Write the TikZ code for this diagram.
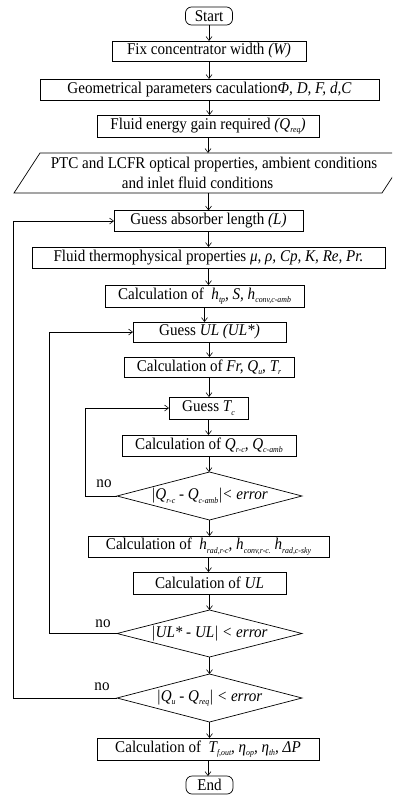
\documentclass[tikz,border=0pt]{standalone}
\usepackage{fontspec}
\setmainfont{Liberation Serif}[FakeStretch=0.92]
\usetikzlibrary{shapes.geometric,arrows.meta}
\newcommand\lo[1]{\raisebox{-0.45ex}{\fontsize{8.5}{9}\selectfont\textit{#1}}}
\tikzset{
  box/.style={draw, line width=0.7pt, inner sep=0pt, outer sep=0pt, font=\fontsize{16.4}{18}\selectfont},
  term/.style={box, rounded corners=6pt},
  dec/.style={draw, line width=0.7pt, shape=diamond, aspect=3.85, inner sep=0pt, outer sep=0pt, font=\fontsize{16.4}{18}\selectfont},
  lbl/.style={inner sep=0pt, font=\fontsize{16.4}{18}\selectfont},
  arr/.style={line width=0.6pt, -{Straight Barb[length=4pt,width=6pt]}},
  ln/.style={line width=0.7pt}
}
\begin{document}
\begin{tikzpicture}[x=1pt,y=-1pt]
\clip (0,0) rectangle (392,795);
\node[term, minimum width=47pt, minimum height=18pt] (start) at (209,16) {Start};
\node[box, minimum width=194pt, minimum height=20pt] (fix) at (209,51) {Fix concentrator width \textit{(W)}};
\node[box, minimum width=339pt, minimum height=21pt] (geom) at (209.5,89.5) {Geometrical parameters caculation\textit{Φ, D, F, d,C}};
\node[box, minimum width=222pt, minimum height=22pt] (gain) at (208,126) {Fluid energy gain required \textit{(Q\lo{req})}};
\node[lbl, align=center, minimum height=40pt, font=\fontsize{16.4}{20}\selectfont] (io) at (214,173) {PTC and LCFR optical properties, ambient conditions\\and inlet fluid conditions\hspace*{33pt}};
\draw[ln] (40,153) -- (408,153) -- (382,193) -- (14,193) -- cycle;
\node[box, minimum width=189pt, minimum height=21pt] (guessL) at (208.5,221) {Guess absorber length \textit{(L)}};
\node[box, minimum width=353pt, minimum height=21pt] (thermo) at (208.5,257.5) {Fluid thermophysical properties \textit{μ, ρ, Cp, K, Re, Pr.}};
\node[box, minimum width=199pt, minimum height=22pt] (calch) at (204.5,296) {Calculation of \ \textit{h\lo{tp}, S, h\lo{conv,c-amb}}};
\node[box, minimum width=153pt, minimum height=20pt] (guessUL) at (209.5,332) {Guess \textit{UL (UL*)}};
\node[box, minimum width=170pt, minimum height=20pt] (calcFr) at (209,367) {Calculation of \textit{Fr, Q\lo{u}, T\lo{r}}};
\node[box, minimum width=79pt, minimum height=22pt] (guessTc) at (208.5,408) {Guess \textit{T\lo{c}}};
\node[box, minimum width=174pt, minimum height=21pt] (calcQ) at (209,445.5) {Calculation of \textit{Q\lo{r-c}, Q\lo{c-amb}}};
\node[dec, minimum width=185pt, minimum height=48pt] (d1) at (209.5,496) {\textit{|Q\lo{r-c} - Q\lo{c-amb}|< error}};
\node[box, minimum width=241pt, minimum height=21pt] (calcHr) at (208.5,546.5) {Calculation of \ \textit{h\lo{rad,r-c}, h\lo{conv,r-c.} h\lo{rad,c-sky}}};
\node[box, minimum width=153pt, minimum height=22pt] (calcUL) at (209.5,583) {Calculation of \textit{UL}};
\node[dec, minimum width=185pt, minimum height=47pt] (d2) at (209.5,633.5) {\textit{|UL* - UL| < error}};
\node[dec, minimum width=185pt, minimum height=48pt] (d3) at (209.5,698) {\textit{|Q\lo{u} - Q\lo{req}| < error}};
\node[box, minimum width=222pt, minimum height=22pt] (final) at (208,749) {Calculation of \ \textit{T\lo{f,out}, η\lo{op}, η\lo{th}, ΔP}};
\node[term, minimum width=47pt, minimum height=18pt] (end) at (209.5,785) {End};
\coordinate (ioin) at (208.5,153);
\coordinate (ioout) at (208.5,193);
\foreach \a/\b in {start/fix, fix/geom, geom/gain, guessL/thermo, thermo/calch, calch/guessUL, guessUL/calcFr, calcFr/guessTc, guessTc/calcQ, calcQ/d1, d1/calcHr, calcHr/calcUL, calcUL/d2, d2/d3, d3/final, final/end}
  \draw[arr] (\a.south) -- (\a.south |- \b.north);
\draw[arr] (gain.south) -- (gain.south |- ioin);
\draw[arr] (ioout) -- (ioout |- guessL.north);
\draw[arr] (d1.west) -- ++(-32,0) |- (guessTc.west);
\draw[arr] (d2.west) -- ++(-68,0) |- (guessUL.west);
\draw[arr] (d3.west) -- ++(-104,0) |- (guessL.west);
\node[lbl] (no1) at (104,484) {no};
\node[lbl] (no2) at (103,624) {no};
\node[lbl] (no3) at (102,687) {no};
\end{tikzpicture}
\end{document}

--- --- ---

Task prompt:
Using the data above, write out every line exactly, leaving the images behind.

Expected answer:
Write the TikZ code for this diagram.
\documentclass[tikz,border=0pt]{standalone}
\usepackage{fontspec}
\setmainfont{Liberation Serif}[FakeStretch=0.92]
\usetikzlibrary{shapes.geometric,arrows.meta}
\newcommand\lo[1]{\raisebox{-0.45ex}{\fontsize{8.5}{9}\selectfont\textit{#1}}}
\tikzset{
  box/.style={draw, line width=0.7pt, inner sep=0pt, outer sep=0pt, font=\fontsize{16.4}{18}\selectfont},
  term/.style={box, rounded corners=6pt},
  dec/.style={draw, line width=0.7pt, shape=diamond, aspect=3.85, inner sep=0pt, outer sep=0pt, font=\fontsize{16.4}{18}\selectfont},
  lbl/.style={inner sep=0pt, font=\fontsize{16.4}{18}\selectfont},
  arr/.style={line width=0.6pt, -{Straight Barb[length=4pt,width=6pt]}},
  ln/.style={line width=0.7pt}
}
\begin{document}
\begin{tikzpicture}[x=1pt,y=-1pt]
\clip (0,0) rectangle (392,795);
\node[term, minimum width=47pt, minimum height=18pt] (start) at (209,16) {Start};
\node[box, minimum width=194pt, minimum height=20pt] (fix) at (209,51) {Fix concentrator width \textit{(W)}};
\node[box, minimum width=339pt, minimum height=21pt] (geom) at (209.5,89.5) {Geometrical parameters caculation\textit{Φ, D, F, d,C}};
\node[box, minimum width=222pt, minimum height=22pt] (gain) at (208,126) {Fluid energy gain required \textit{(Q\lo{req})}};
\node[lbl, align=center, minimum height=40pt, font=\fontsize{16.4}{20}\selectfont] (io) at (214,173) {PTC and LCFR optical properties, ambient conditions\\and inlet fluid conditions\hspace*{33pt}};
\draw[ln] (40,153) -- (408,153) -- (382,193) -- (14,193) -- cycle;
\node[box, minimum width=189pt, minimum height=21pt] (guessL) at (208.5,221) {Guess absorber length \textit{(L)}};
\node[box, minimum width=353pt, minimum height=21pt] (thermo) at (208.5,257.5) {Fluid thermophysical properties \textit{μ, ρ, Cp, K, Re, Pr.}};
\node[box, minimum width=199pt, minimum height=22pt] (calch) at (204.5,296) {Calculation of \ \textit{h\lo{tp}, S, h\lo{conv,c-amb}}};
\node[box, minimum width=153pt, minimum height=20pt] (guessUL) at (209.5,332) {Guess \textit{UL (UL*)}};
\node[box, minimum width=170pt, minimum height=20pt] (calcFr) at (209,367) {Calculation of \textit{Fr, Q\lo{u}, T\lo{r}}};
\node[box, minimum width=79pt, minimum height=22pt] (guessTc) at (208.5,408) {Guess \textit{T\lo{c}}};
\node[box, minimum width=174pt, minimum height=21pt] (calcQ) at (209,445.5) {Calculation of \textit{Q\lo{r-c}, Q\lo{c-amb}}};
\node[dec, minimum width=185pt, minimum height=48pt] (d1) at (209.5,496) {\textit{|Q\lo{r-c} - Q\lo{c-amb}|< error}};
\node[box, minimum width=241pt, minimum height=21pt] (calcHr) at (208.5,546.5) {Calculation of \ \textit{h\lo{rad,r-c}, h\lo{conv,r-c.} h\lo{rad,c-sky}}};
\node[box, minimum width=153pt, minimum height=22pt] (calcUL) at (209.5,583) {Calculation of \textit{UL}};
\node[dec, minimum width=185pt, minimum height=47pt] (d2) at (209.5,633.5) {\textit{|UL* - UL| < error}};
\node[dec, minimum width=185pt, minimum height=48pt] (d3) at (209.5,698) {\textit{|Q\lo{u} - Q\lo{req}| < error}};
\node[box, minimum width=222pt, minimum height=22pt] (final) at (208,749) {Calculation of \ \textit{T\lo{f,out}, η\lo{op}, η\lo{th}, ΔP}};
\node[term, minimum width=47pt, minimum height=18pt] (end) at (209.5,785) {End};
\coordinate (ioin) at (208.5,153);
\coordinate (ioout) at (208.5,193);
\foreach \a/\b in {start/fix, fix/geom, geom/gain, guessL/thermo, thermo/calch, calch/guessUL, guessUL/calcFr, calcFr/guessTc, guessTc/calcQ, calcQ/d1, d1/calcHr, calcHr/calcUL, calcUL/d2, d2/d3, d3/final, final/end}
  \draw[arr] (\a.south) -- (\a.south |- \b.north);
\draw[arr] (gain.south) -- (gain.south |- ioin);
\draw[arr] (ioout) -- (ioout |- guessL.north);
\draw[arr] (d1.west) -- ++(-32,0) |- (guessTc.west);
\draw[arr] (d2.west) -- ++(-68,0) |- (guessUL.west);
\draw[arr] (d3.west) -- ++(-104,0) |- (guessL.west);
\node[lbl] (no1) at (104,484) {no};
\node[lbl] (no2) at (103,624) {no};
\node[lbl] (no3) at (102,687) {no};
\end{tikzpicture}
\end{document}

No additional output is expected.